Dataset records:
--- Begin ---
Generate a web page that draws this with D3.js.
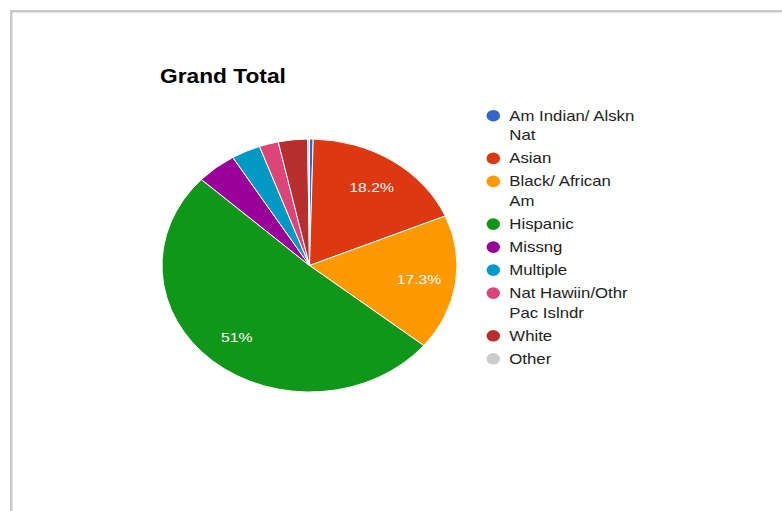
<!DOCTYPE html>
<html>
<head>
<meta charset="utf-8">
<script src="https://cdn.jsdelivr.net/npm/d3@7"></script>
<style>
  html, body { margin: 0; padding: 0; background: #fff; }
  svg { display: block; font-family: Arial, "Liberation Sans", sans-serif; }
</style>
</head>
<body>
<svg id="chart" width="782" height="511"></svg>
<script>
// ---- data ----
const title = "Grand Total";
const categories = ["Am Indian/ Alskn Nat", "Asian", "Black/ African Am", "Hispanic", "Missng", "Multiple", "Nat Hawiin/Othr Pac Islndr", "White", "Other"];
const legendLines = [["Am Indian/ Alskn", "Nat"], ["Asian"], ["Black/ African", "Am"], ["Hispanic"], ["Missng"], ["Multiple"], ["Nat Hawiin/Othr", "Pac Islndr"], ["White"], ["Other"]];
const values = [0.4, 18.2, 17.3, 51.0, 4.4, 3.2, 2.1, 3.2, 0.2];
const sliceLabels = ["", "18.2%", "17.3%", "51%", "", "", "", "", ""];
const colors = ["#3366cc", "#dc3912", "#ff9900", "#109618", "#990099", "#0099c6", "#dd4477", "#b82e2e", "#cccccc"];

// ---- layout ----
const sx = 1.166;           // horizontal stretch of the reference picture
const cx = 309.5, cy = 265.5, R = 126.5;

const svg = d3.select("#chart");

// frame border
svg.append("rect")
  .attr("x", 11.25).attr("y", 11.25)
  .attr("width", 900).attr("height", 700)
  .attr("fill", "none")
  .attr("stroke", "#c8c8c8")
  .attr("stroke-width", 2.5);

// title
svg.append("text")
  .attr("transform", `translate(160,83.3) scale(${sx},1)`)
  .attr("font-size", 19.5)
  .attr("font-weight", "bold")
  .attr("fill", "#000")
  .text(title);

// pie
const data = categories.map((c, i) => ({ cat: c, value: values[i], color: colors[i], label: sliceLabels[i] }));
const pie = d3.pie().sort(null).value(d => d.value);
const arcs = pie(data);
const arc = d3.arc().innerRadius(0).outerRadius(R);
const labelArc = d3.arc().innerRadius(R * 0.75).outerRadius(R * 0.75);

const g = svg.append("g").attr("transform", `translate(${cx},${cy}) scale(${sx},1)`);
g.selectAll("path.slice")
  .data(arcs)
  .join("path")
  .attr("class", "slice")
  .attr("d", arc)
  .attr("fill", d => d.data.color)
  .attr("stroke", "#ffffff")
  .attr("stroke-width", 1)
  .attr("vector-effect", "non-scaling-stroke");

svg.selectAll("text.slabel")
  .data(arcs.filter(d => d.data.label))
  .join("text")
  .attr("class", "slabel")
  .attr("transform", d => {
    const [x, y] = labelArc.centroid(d);
    return `translate(${cx + x * sx},${cy + y + 5}) scale(${sx},1)`;
  })
  .attr("text-anchor", "middle")
  .attr("font-size", 13.5)
  .attr("fill", "#ffffff")
  .text(d => d.data.label);

// legend
const lineGap = 19.7, itemGap = 23;
let yb = 120.7;
const legend = svg.append("g");
data.forEach((d, i) => {
  const item = legend.append("g");
  item.append("ellipse")
    .attr("cx", 493.3).attr("cy", yb - 5)
    .attr("rx", 5.8 * sx).attr("ry", 5.8)
    .attr("fill", d.color);
  legendLines[i].forEach((ln, j) => {
    item.append("text")
      .attr("transform", `translate(509.3,${yb + j * lineGap}) scale(${sx},1)`)
      .attr("font-size", 14.4)
      .attr("fill", "#222222")
      .text(ln);
  });
  yb += (legendLines[i].length - 1) * lineGap + itemGap;
});
</script>
</body>
</html>
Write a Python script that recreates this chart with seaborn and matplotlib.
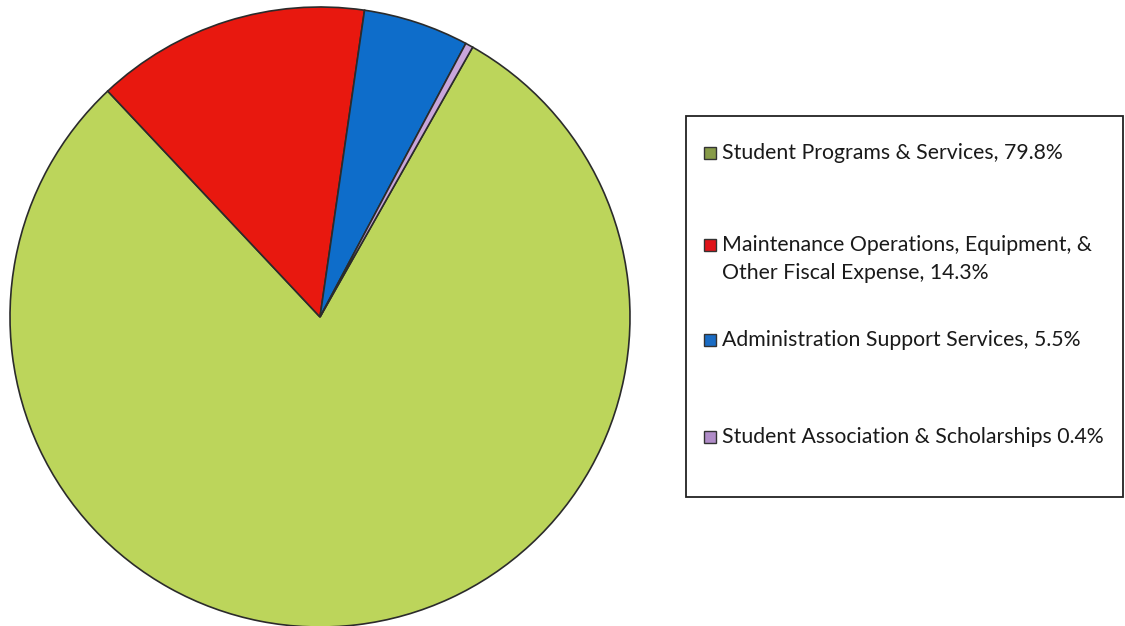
--- End ---
The pictures in the entries should be left out; output everything else exactly.

• SOLUTION FOR THIS EXERCISE:
Generate a web page that draws this with D3.js.
<!DOCTYPE html>
<html>
<head>
<meta charset="utf-8">
<script src="https://cdn.jsdelivr.net/npm/d3@7"></script>
<style>
  html, body { margin: 0; padding: 0; background: #fff; }
  svg { display: block; font-family: Arial, "Liberation Sans", sans-serif; }
</style>
</head>
<body>
<svg id="chart" width="782" height="511"></svg>
<script>
// ---- data ----
const title = "Grand Total";
const categories = ["Am Indian/ Alskn Nat", "Asian", "Black/ African Am", "Hispanic", "Missng", "Multiple", "Nat Hawiin/Othr Pac Islndr", "White", "Other"];
const legendLines = [["Am Indian/ Alskn", "Nat"], ["Asian"], ["Black/ African", "Am"], ["Hispanic"], ["Missng"], ["Multiple"], ["Nat Hawiin/Othr", "Pac Islndr"], ["White"], ["Other"]];
const values = [0.4, 18.2, 17.3, 51.0, 4.4, 3.2, 2.1, 3.2, 0.2];
const sliceLabels = ["", "18.2%", "17.3%", "51%", "", "", "", "", ""];
const colors = ["#3366cc", "#dc3912", "#ff9900", "#109618", "#990099", "#0099c6", "#dd4477", "#b82e2e", "#cccccc"];

// ---- layout ----
const sx = 1.166;           // horizontal stretch of the reference picture
const cx = 309.5, cy = 265.5, R = 126.5;

const svg = d3.select("#chart");

// frame border
svg.append("rect")
  .attr("x", 11.25).attr("y", 11.25)
  .attr("width", 900).attr("height", 700)
  .attr("fill", "none")
  .attr("stroke", "#c8c8c8")
  .attr("stroke-width", 2.5);

// title
svg.append("text")
  .attr("transform", `translate(160,83.3) scale(${sx},1)`)
  .attr("font-size", 19.5)
  .attr("font-weight", "bold")
  .attr("fill", "#000")
  .text(title);

// pie
const data = categories.map((c, i) => ({ cat: c, value: values[i], color: colors[i], label: sliceLabels[i] }));
const pie = d3.pie().sort(null).value(d => d.value);
const arcs = pie(data);
const arc = d3.arc().innerRadius(0).outerRadius(R);
const labelArc = d3.arc().innerRadius(R * 0.75).outerRadius(R * 0.75);

const g = svg.append("g").attr("transform", `translate(${cx},${cy}) scale(${sx},1)`);
g.selectAll("path.slice")
  .data(arcs)
  .join("path")
  .attr("class", "slice")
  .attr("d", arc)
  .attr("fill", d => d.data.color)
  .attr("stroke", "#ffffff")
  .attr("stroke-width", 1)
  .attr("vector-effect", "non-scaling-stroke");

svg.selectAll("text.slabel")
  .data(arcs.filter(d => d.data.label))
  .join("text")
  .attr("class", "slabel")
  .attr("transform", d => {
    const [x, y] = labelArc.centroid(d);
    return `translate(${cx + x * sx},${cy + y + 5}) scale(${sx},1)`;
  })
  .attr("text-anchor", "middle")
  .attr("font-size", 13.5)
  .attr("fill", "#ffffff")
  .text(d => d.data.label);

// legend
const lineGap = 19.7, itemGap = 23;
let yb = 120.7;
const legend = svg.append("g");
data.forEach((d, i) => {
  const item = legend.append("g");
  item.append("ellipse")
    .attr("cx", 493.3).attr("cy", yb - 5)
    .attr("rx", 5.8 * sx).attr("ry", 5.8)
    .attr("fill", d.color);
  legendLines[i].forEach((ln, j) => {
    item.append("text")
      .attr("transform", `translate(509.3,${yb + j * lineGap}) scale(${sx},1)`)
      .attr("font-size", 14.4)
      .attr("fill", "#222222")
      .text(ln);
  });
  yb += (legendLines[i].length - 1) * lineGap + itemGap;
});
</script>
</body>
</html>
Write a Python script that recreates this chart with seaborn and matplotlib.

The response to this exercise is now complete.